* BEGIN EXTRACTED INFORMATION *
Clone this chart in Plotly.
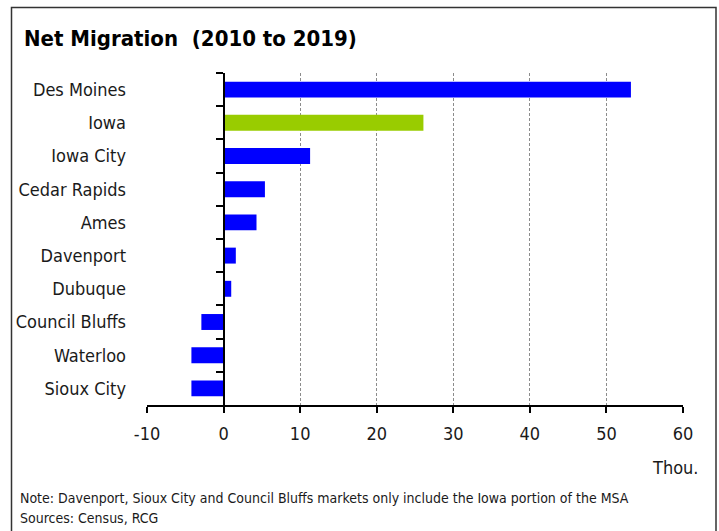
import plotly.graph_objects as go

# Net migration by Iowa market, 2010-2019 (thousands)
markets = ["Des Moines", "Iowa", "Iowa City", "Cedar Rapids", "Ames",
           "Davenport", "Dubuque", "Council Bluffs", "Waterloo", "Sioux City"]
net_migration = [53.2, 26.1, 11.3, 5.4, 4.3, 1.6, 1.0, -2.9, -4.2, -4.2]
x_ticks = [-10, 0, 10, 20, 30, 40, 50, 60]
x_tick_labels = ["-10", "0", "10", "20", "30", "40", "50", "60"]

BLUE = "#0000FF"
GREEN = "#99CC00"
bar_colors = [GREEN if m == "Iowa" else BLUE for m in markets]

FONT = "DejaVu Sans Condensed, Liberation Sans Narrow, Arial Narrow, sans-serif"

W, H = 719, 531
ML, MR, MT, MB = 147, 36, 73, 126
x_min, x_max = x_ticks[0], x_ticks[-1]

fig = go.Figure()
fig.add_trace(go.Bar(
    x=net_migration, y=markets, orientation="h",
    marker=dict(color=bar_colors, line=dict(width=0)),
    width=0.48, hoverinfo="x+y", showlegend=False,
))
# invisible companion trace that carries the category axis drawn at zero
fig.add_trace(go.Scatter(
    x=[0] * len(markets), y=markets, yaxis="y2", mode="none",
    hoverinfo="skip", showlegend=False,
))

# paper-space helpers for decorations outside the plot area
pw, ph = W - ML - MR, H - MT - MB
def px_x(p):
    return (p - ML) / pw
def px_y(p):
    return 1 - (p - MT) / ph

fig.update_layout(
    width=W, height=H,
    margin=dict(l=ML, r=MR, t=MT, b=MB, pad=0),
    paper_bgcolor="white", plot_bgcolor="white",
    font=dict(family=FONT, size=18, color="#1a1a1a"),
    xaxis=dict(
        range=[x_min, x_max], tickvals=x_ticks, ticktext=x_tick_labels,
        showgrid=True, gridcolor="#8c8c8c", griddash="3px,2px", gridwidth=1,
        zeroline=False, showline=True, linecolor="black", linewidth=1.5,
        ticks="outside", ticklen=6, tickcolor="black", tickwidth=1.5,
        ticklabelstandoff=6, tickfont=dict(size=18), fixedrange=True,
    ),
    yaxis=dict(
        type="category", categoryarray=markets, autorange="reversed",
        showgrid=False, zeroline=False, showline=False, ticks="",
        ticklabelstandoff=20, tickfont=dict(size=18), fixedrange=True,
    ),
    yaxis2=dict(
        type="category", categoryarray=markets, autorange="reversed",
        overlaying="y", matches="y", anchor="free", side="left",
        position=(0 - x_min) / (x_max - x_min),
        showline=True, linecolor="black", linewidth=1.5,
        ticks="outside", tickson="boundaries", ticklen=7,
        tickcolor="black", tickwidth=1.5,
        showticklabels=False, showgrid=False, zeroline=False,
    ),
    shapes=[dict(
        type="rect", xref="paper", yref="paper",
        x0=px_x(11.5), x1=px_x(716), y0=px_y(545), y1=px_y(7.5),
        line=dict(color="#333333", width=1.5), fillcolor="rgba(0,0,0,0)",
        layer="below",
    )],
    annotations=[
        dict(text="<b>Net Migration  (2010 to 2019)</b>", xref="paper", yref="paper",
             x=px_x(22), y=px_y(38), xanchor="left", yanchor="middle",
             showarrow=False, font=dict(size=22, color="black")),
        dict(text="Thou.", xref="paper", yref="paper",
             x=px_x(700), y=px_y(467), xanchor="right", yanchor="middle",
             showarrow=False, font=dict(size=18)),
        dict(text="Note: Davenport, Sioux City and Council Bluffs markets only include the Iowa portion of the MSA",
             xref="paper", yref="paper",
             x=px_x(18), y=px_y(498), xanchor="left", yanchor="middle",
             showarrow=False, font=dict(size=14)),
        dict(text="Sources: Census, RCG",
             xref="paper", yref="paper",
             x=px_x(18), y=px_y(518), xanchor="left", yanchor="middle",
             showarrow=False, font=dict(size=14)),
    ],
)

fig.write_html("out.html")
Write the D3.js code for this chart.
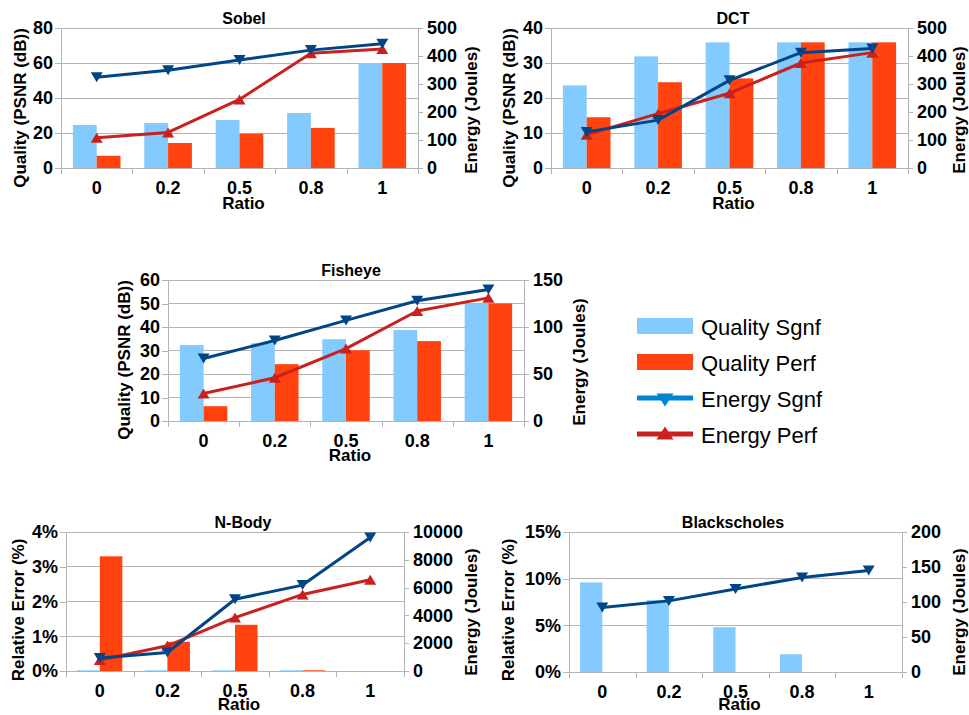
* END EXTRACTED INFORMATION *
| WHAT YOU HAVE TO DO |
The entries above should be reproduced exactly, without their pictures.

| WRITTEN RESPONSE |
Clone this chart in Plotly.
import plotly.graph_objects as go

# Net migration by Iowa market, 2010-2019 (thousands)
markets = ["Des Moines", "Iowa", "Iowa City", "Cedar Rapids", "Ames",
           "Davenport", "Dubuque", "Council Bluffs", "Waterloo", "Sioux City"]
net_migration = [53.2, 26.1, 11.3, 5.4, 4.3, 1.6, 1.0, -2.9, -4.2, -4.2]
x_ticks = [-10, 0, 10, 20, 30, 40, 50, 60]
x_tick_labels = ["-10", "0", "10", "20", "30", "40", "50", "60"]

BLUE = "#0000FF"
GREEN = "#99CC00"
bar_colors = [GREEN if m == "Iowa" else BLUE for m in markets]

FONT = "DejaVu Sans Condensed, Liberation Sans Narrow, Arial Narrow, sans-serif"

W, H = 719, 531
ML, MR, MT, MB = 147, 36, 73, 126
x_min, x_max = x_ticks[0], x_ticks[-1]

fig = go.Figure()
fig.add_trace(go.Bar(
    x=net_migration, y=markets, orientation="h",
    marker=dict(color=bar_colors, line=dict(width=0)),
    width=0.48, hoverinfo="x+y", showlegend=False,
))
# invisible companion trace that carries the category axis drawn at zero
fig.add_trace(go.Scatter(
    x=[0] * len(markets), y=markets, yaxis="y2", mode="none",
    hoverinfo="skip", showlegend=False,
))

# paper-space helpers for decorations outside the plot area
pw, ph = W - ML - MR, H - MT - MB
def px_x(p):
    return (p - ML) / pw
def px_y(p):
    return 1 - (p - MT) / ph

fig.update_layout(
    width=W, height=H,
    margin=dict(l=ML, r=MR, t=MT, b=MB, pad=0),
    paper_bgcolor="white", plot_bgcolor="white",
    font=dict(family=FONT, size=18, color="#1a1a1a"),
    xaxis=dict(
        range=[x_min, x_max], tickvals=x_ticks, ticktext=x_tick_labels,
        showgrid=True, gridcolor="#8c8c8c", griddash="3px,2px", gridwidth=1,
        zeroline=False, showline=True, linecolor="black", linewidth=1.5,
        ticks="outside", ticklen=6, tickcolor="black", tickwidth=1.5,
        ticklabelstandoff=6, tickfont=dict(size=18), fixedrange=True,
    ),
    yaxis=dict(
        type="category", categoryarray=markets, autorange="reversed",
        showgrid=False, zeroline=False, showline=False, ticks="",
        ticklabelstandoff=20, tickfont=dict(size=18), fixedrange=True,
    ),
    yaxis2=dict(
        type="category", categoryarray=markets, autorange="reversed",
        overlaying="y", matches="y", anchor="free", side="left",
        position=(0 - x_min) / (x_max - x_min),
        showline=True, linecolor="black", linewidth=1.5,
        ticks="outside", tickson="boundaries", ticklen=7,
        tickcolor="black", tickwidth=1.5,
        showticklabels=False, showgrid=False, zeroline=False,
    ),
    shapes=[dict(
        type="rect", xref="paper", yref="paper",
        x0=px_x(11.5), x1=px_x(716), y0=px_y(545), y1=px_y(7.5),
        line=dict(color="#333333", width=1.5), fillcolor="rgba(0,0,0,0)",
        layer="below",
    )],
    annotations=[
        dict(text="<b>Net Migration  (2010 to 2019)</b>", xref="paper", yref="paper",
             x=px_x(22), y=px_y(38), xanchor="left", yanchor="middle",
             showarrow=False, font=dict(size=22, color="black")),
        dict(text="Thou.", xref="paper", yref="paper",
             x=px_x(700), y=px_y(467), xanchor="right", yanchor="middle",
             showarrow=False, font=dict(size=18)),
        dict(text="Note: Davenport, Sioux City and Council Bluffs markets only include the Iowa portion of the MSA",
             xref="paper", yref="paper",
             x=px_x(18), y=px_y(498), xanchor="left", yanchor="middle",
             showarrow=False, font=dict(size=14)),
        dict(text="Sources: Census, RCG",
             xref="paper", yref="paper",
             x=px_x(18), y=px_y(518), xanchor="left", yanchor="middle",
             showarrow=False, font=dict(size=14)),
    ],
)

fig.write_html("out.html")
Write the D3.js code for this chart.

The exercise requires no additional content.